Zudem sind die Benachrichtigungs-Kanäle nun in Kategorien aufgeteilt worden, wodurch sie einerseits übersichtlicher werden. Andererseits besteht die Option, ganze Kategorien auszustellen.
Antworten direkt aus der Benachrichtigungsleiste – auch mit Stickern
Mit Android 9 Pie erhält die Benachrichtigungsleiste noch weitere praktische Features: Viele Messaging-Apps zeigen dort künftig nicht nur die letzte Nachricht an, sondern einen Teil des Chats. Insbesondere bei Gruppenchats muss nicht mehr zwingend in die App gewechselt werden, um den Kontext zu erfassen.
Darüber hinaus erlaubt Pie es auch, direkt aus Benachrichtigungsleiste Sticker und Bilder einzufügen.

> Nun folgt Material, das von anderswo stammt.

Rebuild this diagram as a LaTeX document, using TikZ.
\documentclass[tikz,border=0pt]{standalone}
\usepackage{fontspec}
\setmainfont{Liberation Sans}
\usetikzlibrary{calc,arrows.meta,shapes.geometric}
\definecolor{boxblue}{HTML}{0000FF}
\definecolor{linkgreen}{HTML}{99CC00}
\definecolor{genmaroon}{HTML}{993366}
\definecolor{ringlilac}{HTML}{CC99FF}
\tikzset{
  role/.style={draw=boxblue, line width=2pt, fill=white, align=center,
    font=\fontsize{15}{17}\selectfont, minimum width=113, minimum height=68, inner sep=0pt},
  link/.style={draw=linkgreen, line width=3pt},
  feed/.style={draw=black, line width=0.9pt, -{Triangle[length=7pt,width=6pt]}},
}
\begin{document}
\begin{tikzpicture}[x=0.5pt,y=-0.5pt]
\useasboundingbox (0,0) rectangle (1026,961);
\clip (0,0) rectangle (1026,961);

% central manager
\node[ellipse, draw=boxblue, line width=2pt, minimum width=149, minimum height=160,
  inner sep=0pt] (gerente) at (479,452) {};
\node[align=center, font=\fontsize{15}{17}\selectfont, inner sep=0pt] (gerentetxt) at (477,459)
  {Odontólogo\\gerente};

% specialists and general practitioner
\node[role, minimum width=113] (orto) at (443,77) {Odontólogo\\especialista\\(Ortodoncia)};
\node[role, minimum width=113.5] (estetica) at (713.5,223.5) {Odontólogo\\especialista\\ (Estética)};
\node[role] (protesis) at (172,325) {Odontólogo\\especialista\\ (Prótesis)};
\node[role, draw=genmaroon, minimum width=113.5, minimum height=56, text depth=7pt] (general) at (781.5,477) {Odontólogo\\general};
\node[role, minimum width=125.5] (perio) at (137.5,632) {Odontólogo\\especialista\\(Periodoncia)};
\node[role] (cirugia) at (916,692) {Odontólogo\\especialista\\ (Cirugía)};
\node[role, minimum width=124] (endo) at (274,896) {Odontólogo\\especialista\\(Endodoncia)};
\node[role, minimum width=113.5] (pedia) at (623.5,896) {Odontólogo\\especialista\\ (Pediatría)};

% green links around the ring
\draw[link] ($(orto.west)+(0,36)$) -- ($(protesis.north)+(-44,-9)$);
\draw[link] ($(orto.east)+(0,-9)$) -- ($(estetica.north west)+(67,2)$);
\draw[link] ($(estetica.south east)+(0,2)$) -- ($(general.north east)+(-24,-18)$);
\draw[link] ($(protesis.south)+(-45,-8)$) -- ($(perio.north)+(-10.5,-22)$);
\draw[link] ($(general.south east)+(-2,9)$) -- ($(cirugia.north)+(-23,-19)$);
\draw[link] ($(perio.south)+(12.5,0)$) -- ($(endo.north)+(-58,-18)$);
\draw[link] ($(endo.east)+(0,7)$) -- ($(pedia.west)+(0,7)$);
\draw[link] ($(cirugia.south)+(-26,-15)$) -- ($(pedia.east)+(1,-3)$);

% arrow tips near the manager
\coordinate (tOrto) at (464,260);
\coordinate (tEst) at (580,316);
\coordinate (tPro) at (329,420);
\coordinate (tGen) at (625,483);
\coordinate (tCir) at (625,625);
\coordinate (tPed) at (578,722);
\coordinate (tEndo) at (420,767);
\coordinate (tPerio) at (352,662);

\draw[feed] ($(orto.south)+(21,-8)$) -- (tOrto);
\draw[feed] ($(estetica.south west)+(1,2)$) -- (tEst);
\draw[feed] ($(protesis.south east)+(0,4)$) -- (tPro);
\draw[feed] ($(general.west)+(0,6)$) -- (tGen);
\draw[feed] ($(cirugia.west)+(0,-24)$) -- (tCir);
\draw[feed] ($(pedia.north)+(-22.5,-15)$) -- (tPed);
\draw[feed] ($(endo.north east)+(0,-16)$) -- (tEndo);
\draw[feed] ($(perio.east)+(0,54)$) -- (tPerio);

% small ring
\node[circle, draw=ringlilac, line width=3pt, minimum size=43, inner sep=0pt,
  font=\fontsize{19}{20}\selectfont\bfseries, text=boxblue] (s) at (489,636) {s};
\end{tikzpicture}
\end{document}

Des Weiteren müsst ihr nicht mehr jede Antwort tippen, wie etwa in Gmail könnt ihr aus vorgefertigten Antworten, den Smart-Replys, wählen.
Android 9 Pie: Google hat an der Bluetooth-Schraube gedreht
Nett: Das Bluetooth-Symbol wird in der Benachrichtigungsleiste nur dann angezeigt, wenn eine aktive Verbindung zu einem Gerät besteht. Bei verbundenen Smartwatches wird es indes nicht angezeigt. Etwas weniger durchdacht: Um Kopfhörer oder andere Bluetooth-Geräte, die schon einmal mit dem Smartphone gekoppelt waren, neu zu verbinden, ist es erforderlich, in die Bluetooth-Einstellungen zu gehen und entsprechendes Gerät eine Ebene tiefer nach dem Tap auf Zuvor verbundene Geräte auszuwählen. Das ist ein Schritt mehr, als noch unter Android Oreo erforderlich war.

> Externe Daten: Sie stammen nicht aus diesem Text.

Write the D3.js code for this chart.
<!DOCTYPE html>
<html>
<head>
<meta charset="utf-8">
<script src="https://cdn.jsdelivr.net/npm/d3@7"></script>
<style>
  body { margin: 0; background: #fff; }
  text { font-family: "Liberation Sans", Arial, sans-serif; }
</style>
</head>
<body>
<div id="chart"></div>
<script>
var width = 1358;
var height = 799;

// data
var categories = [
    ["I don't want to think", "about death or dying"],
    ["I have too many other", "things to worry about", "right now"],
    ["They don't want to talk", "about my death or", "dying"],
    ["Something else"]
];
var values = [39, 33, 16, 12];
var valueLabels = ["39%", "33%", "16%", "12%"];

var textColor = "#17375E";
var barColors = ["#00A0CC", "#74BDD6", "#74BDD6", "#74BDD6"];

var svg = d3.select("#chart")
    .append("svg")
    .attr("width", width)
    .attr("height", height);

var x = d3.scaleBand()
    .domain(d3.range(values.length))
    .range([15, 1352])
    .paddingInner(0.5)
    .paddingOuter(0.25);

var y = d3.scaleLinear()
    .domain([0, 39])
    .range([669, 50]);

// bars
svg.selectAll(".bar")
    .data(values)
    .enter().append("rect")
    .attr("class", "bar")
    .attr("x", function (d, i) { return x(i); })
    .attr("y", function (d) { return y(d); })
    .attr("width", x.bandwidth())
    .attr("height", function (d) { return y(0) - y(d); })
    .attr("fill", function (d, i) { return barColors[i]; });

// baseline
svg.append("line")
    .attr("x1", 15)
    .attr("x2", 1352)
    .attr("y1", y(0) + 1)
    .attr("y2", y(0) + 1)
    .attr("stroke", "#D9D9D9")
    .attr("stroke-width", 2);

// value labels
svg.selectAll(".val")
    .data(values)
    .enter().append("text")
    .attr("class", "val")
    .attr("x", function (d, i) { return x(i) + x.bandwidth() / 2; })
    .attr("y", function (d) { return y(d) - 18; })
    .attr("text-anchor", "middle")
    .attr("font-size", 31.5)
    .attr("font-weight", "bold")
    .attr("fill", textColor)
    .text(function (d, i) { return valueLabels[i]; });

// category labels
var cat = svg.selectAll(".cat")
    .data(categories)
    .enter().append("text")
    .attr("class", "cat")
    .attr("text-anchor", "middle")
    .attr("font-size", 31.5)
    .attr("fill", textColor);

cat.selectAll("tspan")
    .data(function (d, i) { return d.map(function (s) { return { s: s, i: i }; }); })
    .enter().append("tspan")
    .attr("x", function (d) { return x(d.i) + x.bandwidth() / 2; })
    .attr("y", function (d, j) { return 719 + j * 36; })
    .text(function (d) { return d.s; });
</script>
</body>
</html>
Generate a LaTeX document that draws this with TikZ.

Android Pie merkt sich die Lautstärke-Einstellungen für jedes Bluetooth-Gerät
Google hat in Sachen Bluetooth weitere Dinge verändert: So lassen sich unter Pie bis zu fünf Geräte verbinden und nahtlos zwischen ihnen hin- und herwechseln. Android Oreo unterstützte lediglich zwei gleichzeitige Verbindungen. Zudem merkt sich das System die letzte Lautstärkeposition jedes Bluetooth-Lautsprechers und -Kopfhörers.
Android 9 Pie mit Designanpassungen und neuem Textauswahl-Werkzeug
Positiv hervorhebenswert ist das verbesserte Textauswahl-Tool: Orientiert an Apples iOS wird der ausgewählte Teil mitsamt Cursor wie durch eine Lupe vergrößert.

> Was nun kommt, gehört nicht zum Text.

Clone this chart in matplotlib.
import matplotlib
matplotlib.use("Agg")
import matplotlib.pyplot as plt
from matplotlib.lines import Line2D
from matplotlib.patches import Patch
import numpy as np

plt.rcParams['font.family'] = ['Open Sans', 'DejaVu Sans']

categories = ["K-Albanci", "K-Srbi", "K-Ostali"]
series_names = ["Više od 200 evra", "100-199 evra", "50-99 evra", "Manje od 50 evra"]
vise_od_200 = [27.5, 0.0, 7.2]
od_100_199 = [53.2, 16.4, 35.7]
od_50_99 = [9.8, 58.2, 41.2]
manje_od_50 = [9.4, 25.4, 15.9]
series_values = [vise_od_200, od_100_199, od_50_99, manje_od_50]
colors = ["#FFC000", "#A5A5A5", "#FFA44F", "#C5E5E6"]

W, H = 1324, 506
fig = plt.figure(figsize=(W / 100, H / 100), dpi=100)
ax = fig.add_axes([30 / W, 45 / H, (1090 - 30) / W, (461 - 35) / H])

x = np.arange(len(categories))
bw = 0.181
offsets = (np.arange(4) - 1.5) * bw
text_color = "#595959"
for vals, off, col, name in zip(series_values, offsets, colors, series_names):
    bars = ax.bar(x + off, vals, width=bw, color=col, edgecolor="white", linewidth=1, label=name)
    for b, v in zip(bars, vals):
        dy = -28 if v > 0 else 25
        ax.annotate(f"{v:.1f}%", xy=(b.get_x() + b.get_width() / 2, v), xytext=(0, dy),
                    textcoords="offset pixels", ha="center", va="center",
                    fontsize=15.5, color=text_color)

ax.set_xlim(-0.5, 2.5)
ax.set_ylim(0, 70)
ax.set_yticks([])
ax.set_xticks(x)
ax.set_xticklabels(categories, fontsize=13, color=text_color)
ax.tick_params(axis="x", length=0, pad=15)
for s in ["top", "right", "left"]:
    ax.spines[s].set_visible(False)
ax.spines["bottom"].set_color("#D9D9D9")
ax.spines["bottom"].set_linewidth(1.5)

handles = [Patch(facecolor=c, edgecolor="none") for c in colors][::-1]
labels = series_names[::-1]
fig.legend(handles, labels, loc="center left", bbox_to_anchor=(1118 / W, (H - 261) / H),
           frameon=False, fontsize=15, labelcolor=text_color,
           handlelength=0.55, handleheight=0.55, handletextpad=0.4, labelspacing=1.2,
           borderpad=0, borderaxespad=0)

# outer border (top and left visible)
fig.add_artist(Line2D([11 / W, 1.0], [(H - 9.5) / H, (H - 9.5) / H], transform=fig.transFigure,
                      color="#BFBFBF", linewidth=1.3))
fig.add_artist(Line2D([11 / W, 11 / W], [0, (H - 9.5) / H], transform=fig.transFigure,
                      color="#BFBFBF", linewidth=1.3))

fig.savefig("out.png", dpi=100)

Android Pie hat auch einige Designoptimierungen an Bord. Benachrichtigungen und Elemente zur Mediensteuerung sind wie etwa in der Google-App in abgerundeten Karten untergebracht, was optisch schon was hermacht. Die Systemeinstellungen hat Google ebenso überarbeitet und mit bunten Icons versehen, was jedoch ein wenig an die Samsung-Experience als an Googles Material Design anmutet.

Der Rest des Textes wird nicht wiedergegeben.